Room C – Tuesday 09:00-10:00
School of Education, University of Brighton
Mel is a principal lecturer in the School of Education at the University of Brighton and the Student Support & Guidance Tutor for the School. She is also a Senior Fellow of the Higher Education Academy. Mel was a primary teacher and youth worker before joining the University in 2000.
This presentation explores and expands on data collected during 2013-14 in my Student Support & Guidance Tutor role for the School of Education at the University of Brighton. Most students’ issues are focused on stress and mental health, or learning support /dyslexia but many more issues will also be discussed. The focus will be on the first year experience.
This is my sixth year as the Student Support & Guidance Tutor for the School of Education and this role comprises 0.5 of my Principal Lecturer post, with the other 0.5 encompassing a wider ‘Student Engagement Coordinator’ role as well as my teaching role. The SSGT role is split between offering individual one-to-one support and guidance, and facilitating voluntarily attended, group, academic writing support sessions. The support and guidance offered is often related to academic needs but also helps students manage and enhance their general wellbeing so that they can be as successful as possible whilst at University. The focus is on first year students, but is available to all. The role often involves supporting students to engage with Student Services to access the Disability & Dyslexia team or Counselling and Wellbeing team.

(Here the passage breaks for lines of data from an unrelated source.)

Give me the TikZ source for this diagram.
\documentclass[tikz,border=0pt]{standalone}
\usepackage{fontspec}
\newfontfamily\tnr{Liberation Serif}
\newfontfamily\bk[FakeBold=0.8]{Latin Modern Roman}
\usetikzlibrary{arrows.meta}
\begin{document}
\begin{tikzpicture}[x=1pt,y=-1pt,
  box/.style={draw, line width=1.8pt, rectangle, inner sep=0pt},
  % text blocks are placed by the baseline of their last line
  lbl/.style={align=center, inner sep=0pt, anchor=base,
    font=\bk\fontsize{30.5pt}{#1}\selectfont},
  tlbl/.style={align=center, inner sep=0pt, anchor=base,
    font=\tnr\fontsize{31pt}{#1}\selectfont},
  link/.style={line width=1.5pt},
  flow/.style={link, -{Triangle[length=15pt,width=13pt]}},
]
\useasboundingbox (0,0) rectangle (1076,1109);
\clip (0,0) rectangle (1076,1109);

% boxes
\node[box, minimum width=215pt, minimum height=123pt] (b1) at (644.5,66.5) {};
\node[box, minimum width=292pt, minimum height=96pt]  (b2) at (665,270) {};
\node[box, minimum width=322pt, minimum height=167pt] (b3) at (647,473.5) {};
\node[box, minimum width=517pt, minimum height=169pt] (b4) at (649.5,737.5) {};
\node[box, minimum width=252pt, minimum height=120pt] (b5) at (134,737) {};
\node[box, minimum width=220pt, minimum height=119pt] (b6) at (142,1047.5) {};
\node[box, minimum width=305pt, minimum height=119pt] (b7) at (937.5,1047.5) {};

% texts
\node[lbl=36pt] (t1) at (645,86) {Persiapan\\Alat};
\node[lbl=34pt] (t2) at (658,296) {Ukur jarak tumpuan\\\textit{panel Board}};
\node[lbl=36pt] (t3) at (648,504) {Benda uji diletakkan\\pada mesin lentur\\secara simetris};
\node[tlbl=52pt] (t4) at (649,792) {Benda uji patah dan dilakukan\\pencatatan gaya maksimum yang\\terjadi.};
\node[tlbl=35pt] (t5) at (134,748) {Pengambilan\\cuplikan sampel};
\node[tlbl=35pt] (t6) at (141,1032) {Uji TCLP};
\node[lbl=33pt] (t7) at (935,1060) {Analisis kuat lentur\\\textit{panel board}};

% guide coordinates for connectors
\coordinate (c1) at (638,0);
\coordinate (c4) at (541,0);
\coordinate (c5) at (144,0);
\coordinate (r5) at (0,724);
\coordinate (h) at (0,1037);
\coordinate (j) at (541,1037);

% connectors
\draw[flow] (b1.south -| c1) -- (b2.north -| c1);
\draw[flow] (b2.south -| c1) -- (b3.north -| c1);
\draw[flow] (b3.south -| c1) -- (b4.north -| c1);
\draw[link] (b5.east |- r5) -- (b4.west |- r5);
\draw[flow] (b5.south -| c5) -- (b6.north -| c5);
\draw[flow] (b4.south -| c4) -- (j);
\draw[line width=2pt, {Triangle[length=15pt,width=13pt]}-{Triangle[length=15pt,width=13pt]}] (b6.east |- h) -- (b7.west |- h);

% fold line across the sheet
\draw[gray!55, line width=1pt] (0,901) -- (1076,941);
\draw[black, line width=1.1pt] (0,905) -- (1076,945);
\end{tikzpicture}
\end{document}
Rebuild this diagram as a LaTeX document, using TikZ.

This research relates only to individual contact with students. In 2013/14 there were approx 2000 students enrolled in the School of Education and I had individual contact with 229, over 10% of the total. Data was gathered using online questionnaires and feedback from follow – up emails. This is the fifth year data has been gathered and trends are now able to be analysed. I will discuss the importance of providing support in the first year, to help ensure success and retention in the following years.
Most students’ issues are focused on stress and mental health, or learning support /dyslexia in line with last year. I found that more students this year had multiple and/or more serious issues and needed repeat appointments/contact. Numbers thinking about withdrawing or taking a break from their studies have increased by a quarter on last year. In many cases I have been able to offer support and guidance myself, but for others I have found it necessary to suggest referrals to Student Services or other staff.
It was It was encouraging to find that 5 out of the 28 online survey respondents (18%) stated that they had considered withdrawal from their course, but stayed on due to support from the SSGT. Another 2 gave similar feedback via emailed comments, implying that at least 7 students had been retained who might otherwise have withdrawn. This has huge financial implications in the current climate.
For the EFYE presentation I will focus mostly on first year student issues.